§ What is required
Transcribe all of the material below word for word and leave out its pictures.

§ Collected data
○ ○ ○ ○ ○
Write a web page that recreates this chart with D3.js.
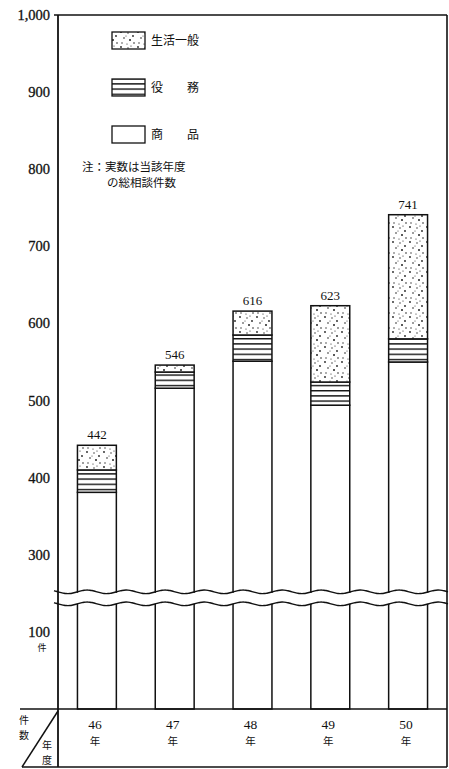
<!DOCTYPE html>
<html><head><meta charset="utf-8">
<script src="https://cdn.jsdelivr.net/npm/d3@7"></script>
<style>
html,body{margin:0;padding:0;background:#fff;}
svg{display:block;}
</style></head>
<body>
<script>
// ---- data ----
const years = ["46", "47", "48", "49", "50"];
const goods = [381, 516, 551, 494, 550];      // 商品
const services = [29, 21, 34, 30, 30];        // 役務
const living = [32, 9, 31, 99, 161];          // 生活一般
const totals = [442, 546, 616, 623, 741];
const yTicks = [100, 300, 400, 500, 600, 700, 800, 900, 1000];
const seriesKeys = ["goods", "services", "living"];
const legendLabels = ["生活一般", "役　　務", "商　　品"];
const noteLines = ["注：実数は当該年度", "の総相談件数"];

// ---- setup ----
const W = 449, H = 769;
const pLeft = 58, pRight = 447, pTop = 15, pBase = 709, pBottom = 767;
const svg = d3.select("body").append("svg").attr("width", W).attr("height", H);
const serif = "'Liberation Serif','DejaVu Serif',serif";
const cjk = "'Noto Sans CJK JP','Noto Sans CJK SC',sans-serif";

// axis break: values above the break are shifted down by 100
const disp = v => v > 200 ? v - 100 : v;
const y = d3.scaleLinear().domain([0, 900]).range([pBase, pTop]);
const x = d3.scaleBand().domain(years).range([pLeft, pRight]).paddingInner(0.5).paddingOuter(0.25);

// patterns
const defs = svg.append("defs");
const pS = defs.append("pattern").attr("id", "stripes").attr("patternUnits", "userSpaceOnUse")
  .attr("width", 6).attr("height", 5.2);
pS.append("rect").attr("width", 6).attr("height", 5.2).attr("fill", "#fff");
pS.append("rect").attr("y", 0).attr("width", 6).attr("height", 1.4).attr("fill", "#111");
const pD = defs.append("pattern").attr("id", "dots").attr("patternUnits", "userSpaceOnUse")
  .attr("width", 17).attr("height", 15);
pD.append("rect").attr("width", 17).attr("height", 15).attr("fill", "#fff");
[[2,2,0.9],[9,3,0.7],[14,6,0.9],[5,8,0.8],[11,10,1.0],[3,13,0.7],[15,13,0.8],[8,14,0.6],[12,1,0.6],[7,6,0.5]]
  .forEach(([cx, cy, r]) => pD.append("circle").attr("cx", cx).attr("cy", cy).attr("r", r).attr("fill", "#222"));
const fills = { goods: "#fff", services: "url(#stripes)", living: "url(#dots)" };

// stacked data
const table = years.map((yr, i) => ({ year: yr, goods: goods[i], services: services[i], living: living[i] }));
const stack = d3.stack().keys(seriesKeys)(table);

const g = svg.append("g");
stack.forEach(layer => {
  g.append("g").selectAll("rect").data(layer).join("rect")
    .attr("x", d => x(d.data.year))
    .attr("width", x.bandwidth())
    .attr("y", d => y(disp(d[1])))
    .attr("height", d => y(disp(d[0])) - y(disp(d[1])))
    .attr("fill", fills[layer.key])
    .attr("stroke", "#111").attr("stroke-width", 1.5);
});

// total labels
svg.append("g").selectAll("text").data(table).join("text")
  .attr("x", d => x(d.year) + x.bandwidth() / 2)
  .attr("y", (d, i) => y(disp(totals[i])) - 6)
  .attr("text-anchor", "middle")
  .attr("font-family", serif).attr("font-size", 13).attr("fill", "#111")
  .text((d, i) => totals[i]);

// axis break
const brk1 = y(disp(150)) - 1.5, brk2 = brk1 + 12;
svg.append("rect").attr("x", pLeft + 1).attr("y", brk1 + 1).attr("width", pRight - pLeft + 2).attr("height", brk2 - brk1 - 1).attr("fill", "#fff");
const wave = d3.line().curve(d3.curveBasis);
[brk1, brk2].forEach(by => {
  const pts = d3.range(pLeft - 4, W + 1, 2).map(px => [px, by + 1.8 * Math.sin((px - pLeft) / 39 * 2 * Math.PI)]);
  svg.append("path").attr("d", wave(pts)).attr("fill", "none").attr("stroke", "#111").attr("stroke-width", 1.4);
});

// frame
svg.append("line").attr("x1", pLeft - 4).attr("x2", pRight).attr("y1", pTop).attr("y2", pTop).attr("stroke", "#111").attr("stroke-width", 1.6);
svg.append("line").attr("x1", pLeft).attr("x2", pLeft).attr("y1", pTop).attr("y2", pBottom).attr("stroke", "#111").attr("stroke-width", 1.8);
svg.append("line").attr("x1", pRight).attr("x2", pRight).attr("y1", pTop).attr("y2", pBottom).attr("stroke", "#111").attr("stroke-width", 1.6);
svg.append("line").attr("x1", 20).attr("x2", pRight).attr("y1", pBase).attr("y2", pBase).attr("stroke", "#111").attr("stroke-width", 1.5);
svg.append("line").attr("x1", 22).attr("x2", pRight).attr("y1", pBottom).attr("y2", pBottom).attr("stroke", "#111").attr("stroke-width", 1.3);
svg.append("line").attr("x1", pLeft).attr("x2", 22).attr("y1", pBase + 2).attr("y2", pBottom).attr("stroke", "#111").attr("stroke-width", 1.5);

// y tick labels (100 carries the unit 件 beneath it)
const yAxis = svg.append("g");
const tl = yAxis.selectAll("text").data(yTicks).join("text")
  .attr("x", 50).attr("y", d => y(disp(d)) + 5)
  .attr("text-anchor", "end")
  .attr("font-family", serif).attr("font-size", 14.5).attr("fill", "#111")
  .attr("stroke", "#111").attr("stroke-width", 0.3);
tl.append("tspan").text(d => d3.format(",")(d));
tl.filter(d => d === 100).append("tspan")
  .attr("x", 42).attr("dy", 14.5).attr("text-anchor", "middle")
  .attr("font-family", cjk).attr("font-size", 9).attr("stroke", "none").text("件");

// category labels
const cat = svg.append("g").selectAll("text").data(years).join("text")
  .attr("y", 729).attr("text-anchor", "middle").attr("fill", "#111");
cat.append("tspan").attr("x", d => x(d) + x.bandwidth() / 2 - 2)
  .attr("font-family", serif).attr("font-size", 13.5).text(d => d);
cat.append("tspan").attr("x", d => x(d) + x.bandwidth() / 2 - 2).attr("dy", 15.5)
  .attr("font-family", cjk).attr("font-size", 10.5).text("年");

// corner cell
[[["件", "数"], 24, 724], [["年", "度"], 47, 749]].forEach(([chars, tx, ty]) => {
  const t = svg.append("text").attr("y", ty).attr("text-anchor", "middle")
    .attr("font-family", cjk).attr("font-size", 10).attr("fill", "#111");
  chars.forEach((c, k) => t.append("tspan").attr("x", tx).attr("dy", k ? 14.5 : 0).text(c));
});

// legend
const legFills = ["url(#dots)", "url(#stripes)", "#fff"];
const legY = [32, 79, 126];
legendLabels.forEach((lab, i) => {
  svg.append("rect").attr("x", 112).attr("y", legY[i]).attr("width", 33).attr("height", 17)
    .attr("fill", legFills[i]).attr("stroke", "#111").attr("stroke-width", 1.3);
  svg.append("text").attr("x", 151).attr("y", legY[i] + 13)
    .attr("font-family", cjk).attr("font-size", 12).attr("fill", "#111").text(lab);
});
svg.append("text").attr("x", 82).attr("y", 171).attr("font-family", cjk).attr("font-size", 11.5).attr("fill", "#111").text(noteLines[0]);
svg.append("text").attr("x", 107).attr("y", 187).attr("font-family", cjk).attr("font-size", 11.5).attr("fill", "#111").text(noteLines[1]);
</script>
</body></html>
○ ○ ○ ○ ○
§ Solution
Write a web page that recreates this chart with D3.js.
<!DOCTYPE html>
<html><head><meta charset="utf-8">
<script src="https://cdn.jsdelivr.net/npm/d3@7"></script>
<style>
html,body{margin:0;padding:0;background:#fff;}
svg{display:block;}
</style></head>
<body>
<script>
// ---- data ----
const years = ["46", "47", "48", "49", "50"];
const goods = [381, 516, 551, 494, 550];      // 商品
const services = [29, 21, 34, 30, 30];        // 役務
const living = [32, 9, 31, 99, 161];          // 生活一般
const totals = [442, 546, 616, 623, 741];
const yTicks = [100, 300, 400, 500, 600, 700, 800, 900, 1000];
const seriesKeys = ["goods", "services", "living"];
const legendLabels = ["生活一般", "役　　務", "商　　品"];
const noteLines = ["注：実数は当該年度", "の総相談件数"];

// ---- setup ----
const W = 449, H = 769;
const pLeft = 58, pRight = 447, pTop = 15, pBase = 709, pBottom = 767;
const svg = d3.select("body").append("svg").attr("width", W).attr("height", H);
const serif = "'Liberation Serif','DejaVu Serif',serif";
const cjk = "'Noto Sans CJK JP','Noto Sans CJK SC',sans-serif";

// axis break: values above the break are shifted down by 100
const disp = v => v > 200 ? v - 100 : v;
const y = d3.scaleLinear().domain([0, 900]).range([pBase, pTop]);
const x = d3.scaleBand().domain(years).range([pLeft, pRight]).paddingInner(0.5).paddingOuter(0.25);

// patterns
const defs = svg.append("defs");
const pS = defs.append("pattern").attr("id", "stripes").attr("patternUnits", "userSpaceOnUse")
  .attr("width", 6).attr("height", 5.2);
pS.append("rect").attr("width", 6).attr("height", 5.2).attr("fill", "#fff");
pS.append("rect").attr("y", 0).attr("width", 6).attr("height", 1.4).attr("fill", "#111");
const pD = defs.append("pattern").attr("id", "dots").attr("patternUnits", "userSpaceOnUse")
  .attr("width", 17).attr("height", 15);
pD.append("rect").attr("width", 17).attr("height", 15).attr("fill", "#fff");
[[2,2,0.9],[9,3,0.7],[14,6,0.9],[5,8,0.8],[11,10,1.0],[3,13,0.7],[15,13,0.8],[8,14,0.6],[12,1,0.6],[7,6,0.5]]
  .forEach(([cx, cy, r]) => pD.append("circle").attr("cx", cx).attr("cy", cy).attr("r", r).attr("fill", "#222"));
const fills = { goods: "#fff", services: "url(#stripes)", living: "url(#dots)" };

// stacked data
const table = years.map((yr, i) => ({ year: yr, goods: goods[i], services: services[i], living: living[i] }));
const stack = d3.stack().keys(seriesKeys)(table);

const g = svg.append("g");
stack.forEach(layer => {
  g.append("g").selectAll("rect").data(layer).join("rect")
    .attr("x", d => x(d.data.year))
    .attr("width", x.bandwidth())
    .attr("y", d => y(disp(d[1])))
    .attr("height", d => y(disp(d[0])) - y(disp(d[1])))
    .attr("fill", fills[layer.key])
    .attr("stroke", "#111").attr("stroke-width", 1.5);
});

// total labels
svg.append("g").selectAll("text").data(table).join("text")
  .attr("x", d => x(d.year) + x.bandwidth() / 2)
  .attr("y", (d, i) => y(disp(totals[i])) - 6)
  .attr("text-anchor", "middle")
  .attr("font-family", serif).attr("font-size", 13).attr("fill", "#111")
  .text((d, i) => totals[i]);

// axis break
const brk1 = y(disp(150)) - 1.5, brk2 = brk1 + 12;
svg.append("rect").attr("x", pLeft + 1).attr("y", brk1 + 1).attr("width", pRight - pLeft + 2).attr("height", brk2 - brk1 - 1).attr("fill", "#fff");
const wave = d3.line().curve(d3.curveBasis);
[brk1, brk2].forEach(by => {
  const pts = d3.range(pLeft - 4, W + 1, 2).map(px => [px, by + 1.8 * Math.sin((px - pLeft) / 39 * 2 * Math.PI)]);
  svg.append("path").attr("d", wave(pts)).attr("fill", "none").attr("stroke", "#111").attr("stroke-width", 1.4);
});

// frame
svg.append("line").attr("x1", pLeft - 4).attr("x2", pRight).attr("y1", pTop).attr("y2", pTop).attr("stroke", "#111").attr("stroke-width", 1.6);
svg.append("line").attr("x1", pLeft).attr("x2", pLeft).attr("y1", pTop).attr("y2", pBottom).attr("stroke", "#111").attr("stroke-width", 1.8);
svg.append("line").attr("x1", pRight).attr("x2", pRight).attr("y1", pTop).attr("y2", pBottom).attr("stroke", "#111").attr("stroke-width", 1.6);
svg.append("line").attr("x1", 20).attr("x2", pRight).attr("y1", pBase).attr("y2", pBase).attr("stroke", "#111").attr("stroke-width", 1.5);
svg.append("line").attr("x1", 22).attr("x2", pRight).attr("y1", pBottom).attr("y2", pBottom).attr("stroke", "#111").attr("stroke-width", 1.3);
svg.append("line").attr("x1", pLeft).attr("x2", 22).attr("y1", pBase + 2).attr("y2", pBottom).attr("stroke", "#111").attr("stroke-width", 1.5);

// y tick labels (100 carries the unit 件 beneath it)
const yAxis = svg.append("g");
const tl = yAxis.selectAll("text").data(yTicks).join("text")
  .attr("x", 50).attr("y", d => y(disp(d)) + 5)
  .attr("text-anchor", "end")
  .attr("font-family", serif).attr("font-size", 14.5).attr("fill", "#111")
  .attr("stroke", "#111").attr("stroke-width", 0.3);
tl.append("tspan").text(d => d3.format(",")(d));
tl.filter(d => d === 100).append("tspan")
  .attr("x", 42).attr("dy", 14.5).attr("text-anchor", "middle")
  .attr("font-family", cjk).attr("font-size", 9).attr("stroke", "none").text("件");

// category labels
const cat = svg.append("g").selectAll("text").data(years).join("text")
  .attr("y", 729).attr("text-anchor", "middle").attr("fill", "#111");
cat.append("tspan").attr("x", d => x(d) + x.bandwidth() / 2 - 2)
  .attr("font-family", serif).attr("font-size", 13.5).text(d => d);
cat.append("tspan").attr("x", d => x(d) + x.bandwidth() / 2 - 2).attr("dy", 15.5)
  .attr("font-family", cjk).attr("font-size", 10.5).text("年");

// corner cell
[[["件", "数"], 24, 724], [["年", "度"], 47, 749]].forEach(([chars, tx, ty]) => {
  const t = svg.append("text").attr("y", ty).attr("text-anchor", "middle")
    .attr("font-family", cjk).attr("font-size", 10).attr("fill", "#111");
  chars.forEach((c, k) => t.append("tspan").attr("x", tx).attr("dy", k ? 14.5 : 0).text(c));
});

// legend
const legFills = ["url(#dots)", "url(#stripes)", "#fff"];
const legY = [32, 79, 126];
legendLabels.forEach((lab, i) => {
  svg.append("rect").attr("x", 112).attr("y", legY[i]).attr("width", 33).attr("height", 17)
    .attr("fill", legFills[i]).attr("stroke", "#111").attr("stroke-width", 1.3);
  svg.append("text").attr("x", 151).attr("y", legY[i] + 13)
    .attr("font-family", cjk).attr("font-size", 12).attr("fill", "#111").text(lab);
});
svg.append("text").attr("x", 82).attr("y", 171).attr("font-family", cjk).attr("font-size", 11.5).attr("fill", "#111").text(noteLines[0]);
svg.append("text").attr("x", 107).attr("y", 187).attr("font-family", cjk).attr("font-size", 11.5).attr("fill", "#111").text(noteLines[1]);
</script>
</body></html>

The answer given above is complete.